Thursday, October 7, 2010

Onamia’s Holy Cross Parish commemorates centennial with cookbook

Holy Cross Church in Onamia marks 100 years Oct. 10 starting with a 9:30 a.m. Mass celebrated by Bishop John Kinney and Crosier Provincial Father Tom Carkhuff. The parish’s anniversary takes place in the same year that the Crosiers are observing 100 years presence in the United States and 800 years as an order.

The parish’s first church building was made from an old schoolhouse and the dedication Mass was said on the first Sunday of Advent in 1910.  Crosier Father Van Dinter was named the first pastor of Holy Cross Parish.

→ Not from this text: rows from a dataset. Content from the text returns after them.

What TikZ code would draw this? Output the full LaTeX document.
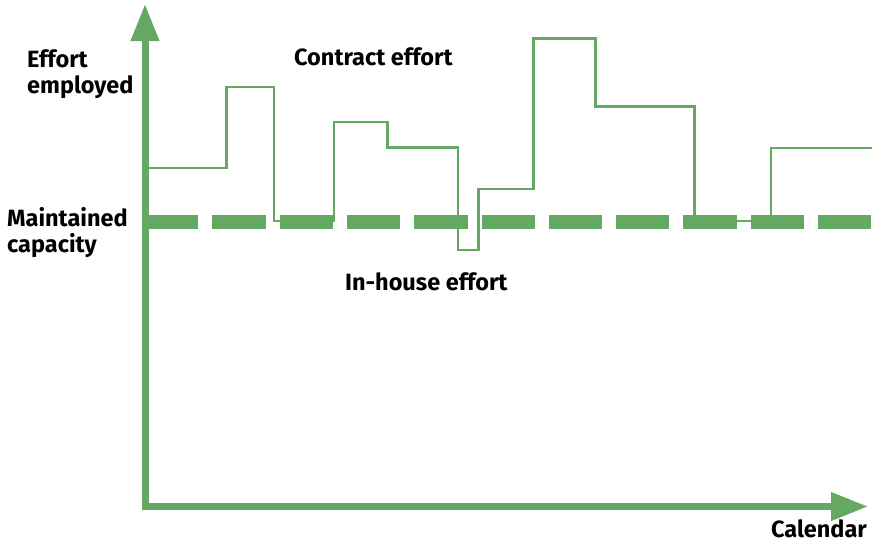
\documentclass[tikz,border=0pt]{standalone}
\usepackage{fontspec}
\setmainfont{Fira Sans}
\usetikzlibrary{arrows.meta,calc}
\definecolor{grn}{RGB}{100,168,98}
\tikzset{
  axis/.style={draw=grn, line width=7pt, -{Triangle[length=37pt,width=27pt]}},
  capline/.style={draw=grn, line width=14pt, dash pattern=on 53.3pt off 14pt},
  effline/.style={draw=grn, line width=2.6pt, line join=miter},
  lbl/.style={font=\fontsize{23.5}{26}\selectfont\bfseries, inner sep=0pt, align=left}
}
\begin{document}
\begin{tikzpicture}[x=1pt,y=-1pt]
\useasboundingbox (0,0) rectangle (872,544);
\coordinate (o) at (145,506.5);
\coordinate (ytip) at (145,4);
\coordinate (xtip) at (868,506.5);
\coordinate (cs) at (145,222);
\coordinate (ce) at (872,222);
% capacity dashed line
\draw[capline] (cs) -- (ce);
% effort step line
\draw[effline] (148,168) -- (226.7,168) -- (226.7,87) -- (274,87) -- (274,221) -- (334,221)
  -- (334,122) -- (387.3,122) -- (387.3,147.5) -- (458,147.5) -- (458,250) -- (478.3,250)
  -- (478.3,189) -- (533.3,189) -- (533.3,38.5) -- (595.7,38.5) -- (595.7,106.7)
  -- (694.3,106.7) -- (694.3,221) -- (771,221) -- (771,148) -- (872,148);
% axes
\draw[axis] ($(o)+(0,3.5)$) -- (ytip);
\draw[axis] ($(o)+(-3.5,0)$) -- (xtip);
% labels
\node[lbl, anchor=base west] (effl) at (27,93) {Effort\\employed};
\node[lbl, anchor=base west] (capl) at (7,252.5) {Maintained\\capacity};
\node[lbl, anchor=base west] (contl) at (294,65) {Contract effort};
\node[lbl, anchor=base west] (inl) at (345,290) {In-house effort};
\node[lbl, anchor=base east] (call) at (867,537) {Calendar};
\end{tikzpicture}
\end{document}
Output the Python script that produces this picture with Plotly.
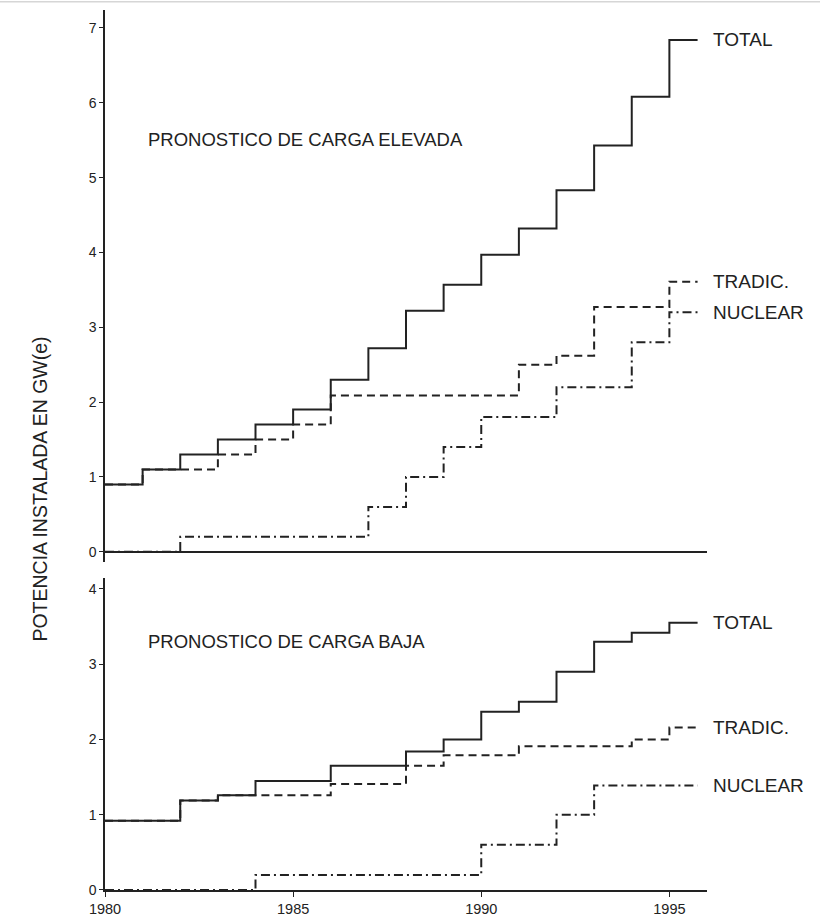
import plotly.graph_objects as go

# Installed capacity forecasts (GW(e)), one value per year starting 1980
years = [1980, 1981, 1982, 1983, 1984, 1985, 1986, 1987,
         1988, 1989, 1990, 1991, 1992, 1993, 1994, 1995]
end_year = 1995.75
x_min, x_max = 1980, 1996

# High-load forecast
high_total = [0.90, 1.10, 1.30, 1.50, 1.70, 1.90, 2.30, 2.72,
              3.22, 3.57, 3.97, 4.32, 4.83, 5.43, 6.08, 6.84]
high_tradic = [0.90, 1.10, 1.10, 1.30, 1.50, 1.70, 2.09, 2.09,
               2.09, 2.09, 2.09, 2.50, 2.62, 3.27, 3.27, 3.61]
high_nuclear = [0.0, 0.0, 0.20, 0.20, 0.20, 0.20, 0.20, 0.60,
                1.00, 1.40, 1.80, 1.80, 2.20, 2.20, 2.80, 3.20]

# Low-load forecast
low_total = [0.92, 0.92, 1.19, 1.26, 1.45, 1.45, 1.65, 1.65,
             1.84, 2.00, 2.37, 2.50, 2.90, 3.30, 3.42, 3.55]
low_tradic = [0.92, 0.92, 1.19, 1.26, 1.26, 1.26, 1.41, 1.41,
              1.65, 1.79, 1.79, 1.91, 1.91, 1.91, 2.00, 2.16]
low_nuclear = [0.0, 0.0, 0.0, 0.0, 0.20, 0.20, 0.20, 0.20,
               0.20, 0.20, 0.60, 0.60, 1.00, 1.39, 1.39, 1.39]

series_names = ["TOTAL", "TRADIC.", "NUCLEAR"]
panel_titles = ["PRONOSTICO DE CARGA ELEVADA", "PRONOSTICO DE CARGA BAJA"]
y_title = "POTENCIA INSTALADA EN GW(e)"
x_ticks = [1980, 1985, 1990, 1995]

INK = "#222222"
LABEL_FONT = "Liberation Sans, Arial, Helvetica, sans-serif"
TICK_FONT = "Liberation Sans, Arial, sans-serif"
styles = {
    "TOTAL": dict(color=INK, width=2.0, dash="solid"),
    "TRADIC.": dict(color=INK, width=2.0, dash="8px,5px"),
    "NUCLEAR": dict(color=INK, width=2.0, dash="9px,4px,2px,4px"),
}

fig = go.Figure()

panels = [
    ("x", "y", [high_total, high_tradic, high_nuclear]),
    ("x2", "y2", [low_total, low_tradic, low_nuclear]),
]

# end-of-line labels sit just past the right end of the x axis
label_x = (1996.1 - x_min) / (x_max - x_min)

# draw lighter-weight series first so the solid total sits on top
for xa, ya, data in panels:
    for name, vals in reversed(list(zip(series_names, data))):
        fig.add_trace(go.Scatter(
            x=years + [end_year], y=vals + [vals[-1]],
            mode="lines", line_shape="hv", line=styles[name],
            xaxis=xa, yaxis=ya, showlegend=False, hoverinfo="skip",
        ))
        fig.add_annotation(
            x=label_x, y=vals[-1], xref="paper", yref=ya, text=name,
            showarrow=False, xanchor="left", yanchor="middle",
            font=dict(family=LABEL_FONT, size=19, color=INK),
        )

fig.add_annotation(x=1981.1, y=5.51, xref="x", yref="y", text=panel_titles[0],
                   showarrow=False, xanchor="left", yanchor="middle",
                   font=dict(family=LABEL_FONT, size=18.5, color=INK))
fig.add_annotation(x=1981.1, y=3.30, xref="x2", yref="y2", text=panel_titles[1],
                   showarrow=False, xanchor="left", yanchor="middle",
                   font=dict(family=LABEL_FONT, size=18.5, color=INK))

fig.add_annotation(x=-0.108, y=0.451, xref="paper", yref="paper", text=y_title,
                   textangle=-90, showarrow=False, xanchor="center", yanchor="middle",
                   font=dict(family=LABEL_FONT, size=19.5, color=INK))

y_tick_font = dict(family=TICK_FONT, size=14, color=INK)
x_tick_font = dict(family=TICK_FONT, size=14.5, color=INK)
common_x = dict(range=[x_min, x_max], showgrid=False, zeroline=False,
                fixedrange=True)
common_y = dict(showgrid=False, showline=True, linecolor=INK, linewidth=1.5,
                ticks="outside", ticklen=4, tickwidth=1.2, tickcolor=INK,
                tickfont=y_tick_font, dtick=1, fixedrange=True)

fig.update_layout(
    width=820, height=917,
    margin=dict(l=105, r=113, t=0, b=25),
    paper_bgcolor="white", plot_bgcolor="white",
    xaxis=dict(**common_x, domain=[0, 1], anchor="y", showline=False,
               showticklabels=False, ticks=""),
    yaxis=dict(**common_y, domain=[0.3688, 0.9888], range=[-0.133, 7.24],
               anchor="x", zeroline=True, zerolinecolor=INK, zerolinewidth=1.5,
               tickvals=[0, 1, 2, 3, 4, 5, 6, 7]),
    xaxis2=dict(**common_x, domain=[0, 1], anchor="y2", showline=True,
                linecolor=INK, linewidth=1.5, ticks="outside", ticklen=5,
                tickwidth=1.2, tickcolor=INK, tickvals=x_ticks,
                tickfont=x_tick_font),
    yaxis2=dict(**common_y, domain=[0, 0.3509], range=[0, 4.15], anchor="x2",
                zeroline=False, tickvals=[0, 1, 2, 3, 4]),
)

# faint rule along the top edge of the sheet
fig.add_shape(type="line", xref="paper", yref="paper",
              x0=-105 / 602, x1=715 / 602, y0=0.998, y1=0.998,
              line=dict(color="#d6d6d6", width=1.5))

fig.write_html("out.html")
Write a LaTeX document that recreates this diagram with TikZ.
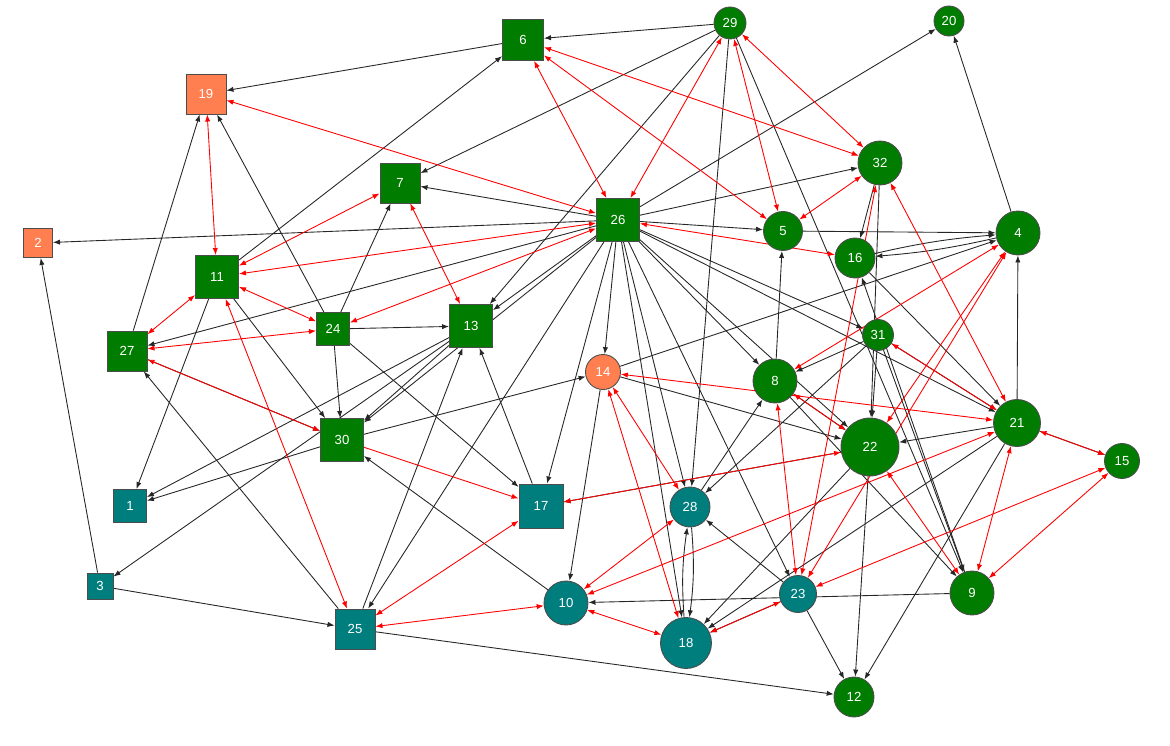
\documentclass[tikz,border=0pt]{standalone}
\usepackage{fontspec}
\setmainfont{Liberation Sans}
\usetikzlibrary{arrows.meta}
\pgfdeclarelayer{bg}
\pgfsetlayers{bg,main}
\definecolor{nodegreen}{RGB}{0,125,0}
\definecolor{nodeteal}{RGB}{0,125,125}
\definecolor{nodeorange}{RGB}{255,127,80}

\begin{document}
\begin{tikzpicture}[x=0.02cm,y=-0.02cm,
  every node/.style={font=\fontsize{7.5}{8}\selectfont, text=white, draw=black!70, line width=0.5pt, inner sep=0pt},
  gsq/.style={rectangle, fill=nodegreen},
  tsq/.style={rectangle, fill=nodeteal},
  osq/.style={rectangle, fill=nodeorange},
  gci/.style={circle, fill=nodegreen},
  tci/.style={circle, fill=nodeteal},
  oci/.style={circle, fill=nodeorange},
  blk/.style={-{Latex[length=4pt,width=3pt]}, black!85, line width=0.5pt},
  rd/.style={{Latex[length=4pt,width=3pt]}-{Latex[length=4pt,width=3pt]}, red, line width=0.5pt},
  rdone/.style={-{Latex[length=4pt,width=3pt]}, red, line width=0.5pt}]
		\useasboundingbox (0,0) rectangle (1170,746);
		% squares
		\node[osq,minimum size=0.80cm] (n19) at (206,94)  {19};
		\node[osq,minimum size=0.58cm] (n2)  at (38,243)  {2};
		\node[gsq,minimum size=0.82cm] (n6)  at (523,40)  {6};
		\node[gsq,minimum size=0.80cm] (n7)  at (400,183) {7};
		\node[gsq,minimum size=0.86cm] (n26) at (618,220) {26};
		\node[gsq,minimum size=0.86cm] (n11) at (217,277) {11};
		\node[gsq,minimum size=0.80cm] (n27) at (127,351) {27};
		\node[gsq,minimum size=0.66cm] (n24) at (333,329) {24};
		\node[gsq,minimum size=0.86cm] (n13) at (471,326) {13};
		\node[gsq,minimum size=0.86cm] (n30) at (342,440) {30};
		\node[tsq,minimum size=0.66cm] (n1)  at (130,506) {1};
		\node[tsq,minimum size=0.88cm] (n17) at (541,506) {17};
		\node[tsq,minimum size=0.80cm] (n25) at (355,629) {25};
		\node[tsq,minimum size=0.52cm] (n3)  at (100,586) {3};
		% circles
		\node[gci,minimum size=0.64cm] (n29) at (730,23)  {29};
		\node[gci,minimum size=0.60cm] (n20) at (949,21)  {20};
		\node[gci,minimum size=0.88cm] (n32) at (880,163) {32};
		\node[gci,minimum size=0.78cm] (n5)  at (783,231) {5};
		\node[gci,minimum size=0.88cm] (n4)  at (1018,233) {4};
		\node[gci,minimum size=0.80cm] (n16) at (855,258) {16};
		\node[gci,minimum size=0.62cm] (n31) at (878,335) {31};
		\node[oci,minimum size=0.70cm] (n14) at (603,372) {14};
		\node[gci,minimum size=0.88cm] (n8)  at (775,381) {8};
		\node[gci,minimum size=0.94cm] (n21) at (1017,423) {21};
		\node[gci,minimum size=1.16cm] (n22) at (870,447) {22};
		\node[gci,minimum size=0.70cm] (n15) at (1122,461) {15};
		\node[tci,minimum size=0.80cm] (n28) at (690,507) {28};
		\node[gci,minimum size=0.88cm] (n9)  at (972,593) {9};
		\node[tci,minimum size=0.74cm] (n23) at (798,594) {23};
		\node[tci,minimum size=0.88cm] (n10) at (566,603) {10};
		\node[tci,minimum size=1.02cm] (n18) at (686,643) {18};
		\node[gci,minimum size=0.80cm] (n12) at (854,697) {12};
		\begin{pgfonlayer}{bg}
		% black links
		\foreach \a/\b in {29/6, 6/19, 29/7, 11/6, 26/20, 4/20, 29/9, 31/9, 29/28, 29/13,
			26/7, 26/2, 26/5, 5/4, 26/32, 26/13, 26/30, 26/25, 26/14, 26/17, 26/18, 26/28,
			26/23, 26/8, 26/22, 26/31, 26/21, 26/27, 24/7, 27/19, 24/19, 3/2, 32/16, 32/22,
			16/21, 31/21, 21/4, 8/5, 14/4, 31/8, 31/28, 31/22, 8/22, 8/9, 14/22, 14/10,
			30/14, 21/22, 22/12, 22/18, 9/10, 21/15, 21/12, 21/18, 23/12, 23/28, 23/18,
			28/8, 10/30, 24/17, 17/13, 25/12, 3/25, 25/27, 25/13, 24/13, 24/30, 13/30,
			13/1, 13/3, 11/30, 27/30, 30/1, 11/1, 9/16, 22/17}
			\draw[blk] (n\a) -- (n\b);
		\draw[blk] (n28) to[bend left=6] (n18);
		\draw[blk] (n18) to[bend left=6] (n28);
		\draw[blk] (n4) to[bend left=4] (n16);
		\draw[blk] (n16) to[bend left=4] (n4);
		% red links
		\foreach \a/\b in {29/26, 6/26, 6/5, 6/32, 19/26, 29/5, 29/32, 5/32, 32/21, 32/23,
			19/11, 11/7, 7/13, 26/16, 4/8, 4/22, 4/23, 31/21, 8/22, 14/21, 14/28, 14/18,
			22/9, 21/9, 15/9, 21/15, 23/15, 8/23, 10/21, 10/28, 10/18, 10/25, 23/18, 17/25,
			11/25, 27/11, 27/24, 27/30, 11/24, 26/24, 26/11, 22/17}
			\draw[rd] (n\a) -- (n\b);
		\draw[rdone] (n30) -- (n17);
		\end{pgfonlayer}
\end{tikzpicture}
\end{document}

Crosier Father Jerry Schik is the current pastor. Crosier Fathers Jude Verley and Greg Poser are the associate pastors.

Sunday’s event includes a pictorial directory and memorabilia display. And, a special cookbook created to commemorate the centennial will be available for sale. Holy Cross parishioners Marilyn Hoheisel and Marilyn Rhode coordinated the cookbook project. Gail Pete and Amber Presland helped to type the 400 recipes from current and former parishioners. 

Cookbooks may be purchased at the church after the weekend masses for $12.50 each or may be ordered by calling the parish office at 320-532-3122 or sending an e-mail to hconamiaparishoffice@yahoo.com. (An additional $4.95 shipping and handling will be added to mail the cookbooks.)

The cookbook is dedicated to the Crosiers for their service to the parish. Two recipes from the cookbook shared by Crosier priests — German Wiener Schnitzel with German Spaetzle from Father Edward Greiwe and Pineapple Upside Down Cake from Father Jude Verley — are a gift to you today. Father Verley concludes his recipe with “Serve, eat and enjoy!” I second that! CJK 



German Wiener Schnitzel 
with German Spaetzle
(Crosier Father Edward Greiwe)


Wiener Schnitzel
Boneless pork chops
Salt and pepper
2 eggs
Flour
Bread crumbs
Shortening or cooking oil

Spaetzle
2 large eggs, beaten
1/4 cup milk
1 cup flour
1/4 tsp. salt
Dash of pepper
1 tbsp. butter or margarine

Wiener Schnitzel
Pound boneless pork chops to about 1/4 inch thickness. Remove fat. Salt and pepper both sides. Beat eggs with small amount of water. Lightly flour pork chops. Dip them into egg mixture holding with fork until nothing more drips off. Lightly dust both sides of pork chops with fine bread crumbs. Heat about 1/2-inch shortening (or cooking oil) in frying pan. Fry them until both sides are nicely light brown. Place on paper-toweled cookie sheet and put in 250°F oven to keep warm. Serve with German spaetzle noodles.

Spaetzle
Mix eggs, milk, flour, salt and pepper together. Fill a saucepan half full of water, heat to boiling. Drop dough into boiling water by tablespoons [or by pushing it through the holes of a colander]. Stir once or twice to prevent sticking. Cook about 5 minutes or until spaetzle rise to surface. Drain and toss with butter or margarine to serve.



Pineapple Upside Down Cake
(Crosier Father Jude Verley)


1 1/2 sticks butter
brown sugar
pineapple rings
maraschino cherries
1 white or yellow cake mix

Melt butter and pour into the bottom of a 9 x13-inch baking pan. Spread a layer of brown sugar over the top of the melted butter. Arrange pineapple rings over brown sugar layer. Place a maraschino cherry in each center of pineapple ring.

Mix cake according to package directions, pour over ingredients in pan. Bake at 350° F for 30 to 40 minutes or until toothpick near center comes out clean. Let cool five minutes before turning cake over onto serving dish.